E’ il peggior dato da oltre 80 anni. Nel 2020 l’economia statunitensi ha visto sparire 9 milioni e 370mila posti di lavoro, il calo più forte dal 1939. Quanto meno in valori assoluti, visto che nel frattempo gli occupati sono cresciuti così come la popolazione più che raddoppiata nello stesso arco di tempo. Più significativo il confronto con la crisi del 2008-2009 seguita al tracollo dell’industria finanziaria. Anche in questo caso sfavorevole al 2020. Nel solo mese di dicembre si sono persi 140mila posti, molto peggio di quanto non si attendessero gli analisti che prevedevano, al contrario, un aumento di 50mila occupati. Si tratta del primo calo di occupati dallo scorso aprile. Il settore più colpito è stato quello del tempo libero e del turismo che registra un’emorragia di quasi mezzo milione di occupati. 45mila posti si sono persi nel pubblico impiego e altri 31mila tra scuola e strutture sanitarie.
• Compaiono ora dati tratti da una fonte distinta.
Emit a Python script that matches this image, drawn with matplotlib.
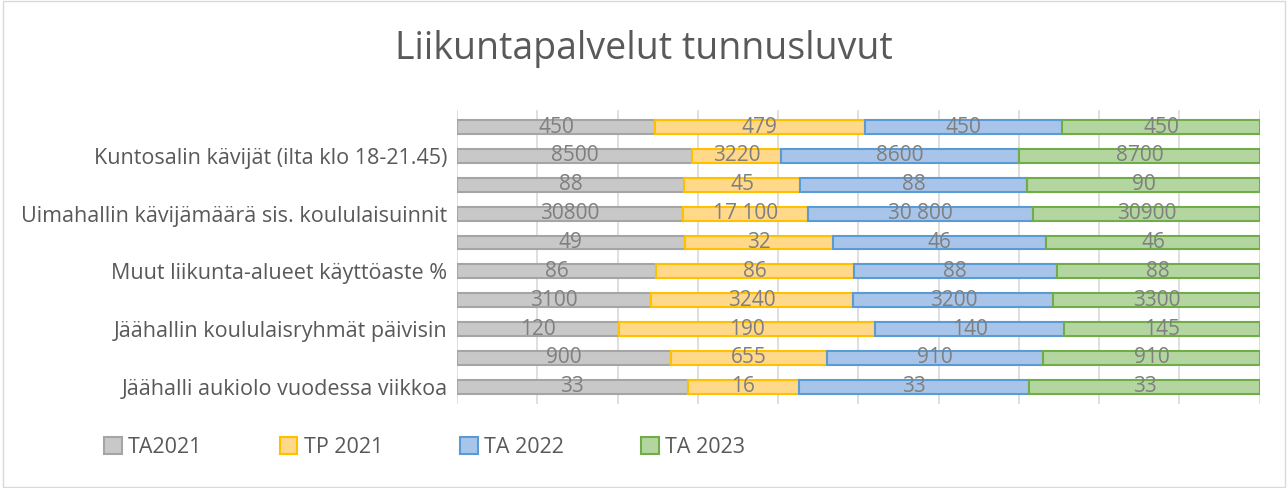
import matplotlib
matplotlib.use('Agg')
import numpy as np
import matplotlib.pyplot as plt
from matplotlib.patches import Rectangle

plt.rcParams['font.family'] = ['Open Sans', 'DejaVu Sans']

# categories from bottom to top (Excel skips every second label)
categories = [
    "Jäähalli aukiolo vuodessa viikkoa", "",
    "Jäähallin koululaisryhmät päivisin", "",
    "Muut liikunta-alueet käyttöaste %", "",
    "Uimahallin kävijämäärä sis. koululaisuinnit", "",
    "Kuntosalin kävijät (ilta klo 18-21.45)", "",
]
series_names = ["TA2021", "TP 2021", "TA 2022", "TA 2023"]
ta2021 = [33, 900, 120, 3100, 86, 49, 30800, 88, 8500, 450]
tp2021 = [16, 655, 190, 3240, 86, 32, 17100, 45, 3220, 479]
ta2022 = [33, 910, 140, 3200, 88, 46, 30800, 88, 8600, 450]
ta2023 = [33, 910, 145, 3300, 88, 46, 30900, 90, 8700, 450]
lbl_ta2021 = ["33", "900", "120", "3100", "86", "49", "30800", "88", "8500", "450"]
lbl_tp2021 = ["16", "655", "190", "3240", "86", "32", "17 100", "45", "3220", "479"]
lbl_ta2022 = ["33", "910", "140", "3200", "88", "46", "30 800", "88", "8600", "450"]
lbl_ta2023 = ["33", "910", "145", "3300", "88", "46", "30900", "90", "8700", "450"]

fills = ['#c8c8c8', '#ffd889', '#a8c5e9', '#b3d6a0']
edges = ['#a5a5a5', '#ffc000', '#5b9bd5', '#70ad47']
txt = '#595959'

data = np.array([ta2021, tp2021, ta2022, ta2023], dtype=float)
share = data / data.sum(axis=0)
labels = [lbl_ta2021, lbl_tp2021, lbl_ta2022, lbl_ta2023]

fig = plt.figure(figsize=(12.88, 4.88), dpi=100)
fig.patches.append(Rectangle((0.002, 0.003), 0.996, 0.994, transform=fig.transFigure,
                             fill=False, edgecolor='#d9d9d9', lw=1))
ax = fig.add_axes([0.355, 0.172, 0.623, 0.603])

y = np.arange(len(categories))
left = np.zeros(len(categories))
for i in range(4):
    ax.barh(y, share[i], left=left, height=0.48, color=fills[i],
            edgecolor=edges[i], linewidth=1.5, label=series_names[i], zorder=3)
    for j in range(len(categories)):
        ax.text(left[j] + share[i][j] / 2, y[j], labels[i][j], ha='center',
                va='center', fontsize=15, color='#7f7f7f', zorder=4)
    left += share[i]

ax.set_xlim(0, 1)
ax.set_ylim(-0.6, len(categories) - 0.4)
ax.set_xticks(np.arange(0, 1.01, 0.1))
ax.set_xticklabels([])
ax.tick_params(length=0)
ax.grid(axis='x', color='#d9d9d9', lw=1.2, zorder=0)
ax.set_yticks(y)
ax.set_yticklabels(categories, fontsize=15.5, color=txt)
ax.tick_params(axis='y', pad=7)
for s in ax.spines.values():
    s.set_visible(False)

fig.text(0.5, 0.9, "Liikuntapalvelut tunnusluvut", ha='center', va='center',
         fontsize=27, color=txt)

leg = fig.legend(loc='center left', bbox_to_anchor=(0.066, 0.083), ncol=4, frameon=False,
                 fontsize=15.5, handlelength=0.8, handleheight=0.8, handletextpad=0.3,
                 columnspacing=3.6, labelcolor=txt)

fig.savefig('out.png', dpi=100)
Gli occupati sono invece aumentati nell’industria e nelle costruzioni.

Il tasso di disoccupazione, che indica la quota di persone in cerca di un impiego sul totale della popolazione in età lavorativa, è rimasto invariato al 6,7%. I senza lavoro sono 10,7 milioni. Il tasso di disoccupazione era esploso nei mesi immediatamente successivi allo scoppio della pandemia, toccando un picco del 14,8% in aprile, un livello mai visto dai tempi della seconda guerra mondiale. Nei mesi successivi il tasso è però sceso rapidamente, attestandosi intorno ai valori attuali già dallo scorso ottobre. La disoccupazione rimane comunque la più alta da inizio 2014. Nonostante dati nel complesso deludenti, la borsa di Wall Street si mantiene sui massimi storici. Si scommette che il nuovo pacchetto di aiuti all’economia da 900 miliardi di dollari possa fornire una spinta decisiva per la ripresa.